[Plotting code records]
※

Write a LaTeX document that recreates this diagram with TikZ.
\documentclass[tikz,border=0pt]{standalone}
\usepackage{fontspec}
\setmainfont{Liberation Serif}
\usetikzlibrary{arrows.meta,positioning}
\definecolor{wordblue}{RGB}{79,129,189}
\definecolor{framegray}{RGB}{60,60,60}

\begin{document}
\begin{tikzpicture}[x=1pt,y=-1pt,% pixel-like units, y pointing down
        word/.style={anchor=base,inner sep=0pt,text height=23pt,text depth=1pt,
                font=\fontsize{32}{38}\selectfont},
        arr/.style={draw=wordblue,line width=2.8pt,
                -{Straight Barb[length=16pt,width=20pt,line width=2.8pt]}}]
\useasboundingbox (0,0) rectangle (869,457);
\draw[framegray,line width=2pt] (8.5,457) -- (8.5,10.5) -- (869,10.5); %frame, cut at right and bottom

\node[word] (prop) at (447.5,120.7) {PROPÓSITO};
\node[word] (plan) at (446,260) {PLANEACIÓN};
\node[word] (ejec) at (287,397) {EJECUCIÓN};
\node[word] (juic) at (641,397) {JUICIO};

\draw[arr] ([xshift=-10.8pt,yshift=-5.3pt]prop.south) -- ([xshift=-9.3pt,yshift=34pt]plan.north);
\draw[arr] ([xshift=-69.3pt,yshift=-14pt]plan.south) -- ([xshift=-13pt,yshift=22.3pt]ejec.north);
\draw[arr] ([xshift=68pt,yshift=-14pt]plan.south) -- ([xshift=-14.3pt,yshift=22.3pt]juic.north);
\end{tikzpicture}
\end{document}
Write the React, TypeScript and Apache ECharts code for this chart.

※

Stated goal:
Restate the listing above word for word.

Reply:
Write a LaTeX document that recreates this diagram with TikZ.
\documentclass[tikz,border=0pt]{standalone}
\usepackage{fontspec}
\setmainfont{Liberation Serif}
\usetikzlibrary{arrows.meta,positioning}
\definecolor{wordblue}{RGB}{79,129,189}
\definecolor{framegray}{RGB}{60,60,60}

\begin{document}
\begin{tikzpicture}[x=1pt,y=-1pt,% pixel-like units, y pointing down
        word/.style={anchor=base,inner sep=0pt,text height=23pt,text depth=1pt,
                font=\fontsize{32}{38}\selectfont},
        arr/.style={draw=wordblue,line width=2.8pt,
                -{Straight Barb[length=16pt,width=20pt,line width=2.8pt]}}]
\useasboundingbox (0,0) rectangle (869,457);
\draw[framegray,line width=2pt] (8.5,457) -- (8.5,10.5) -- (869,10.5); %frame, cut at right and bottom

\node[word] (prop) at (447.5,120.7) {PROPÓSITO};
\node[word] (plan) at (446,260) {PLANEACIÓN};
\node[word] (ejec) at (287,397) {EJECUCIÓN};
\node[word] (juic) at (641,397) {JUICIO};

\draw[arr] ([xshift=-10.8pt,yshift=-5.3pt]prop.south) -- ([xshift=-9.3pt,yshift=34pt]plan.north);
\draw[arr] ([xshift=-69.3pt,yshift=-14pt]plan.south) -- ([xshift=-13pt,yshift=22.3pt]ejec.north);
\draw[arr] ([xshift=68pt,yshift=-14pt]plan.south) -- ([xshift=-14.3pt,yshift=22.3pt]juic.north);
\end{tikzpicture}
\end{document}
Write the React, TypeScript and Apache ECharts code for this chart.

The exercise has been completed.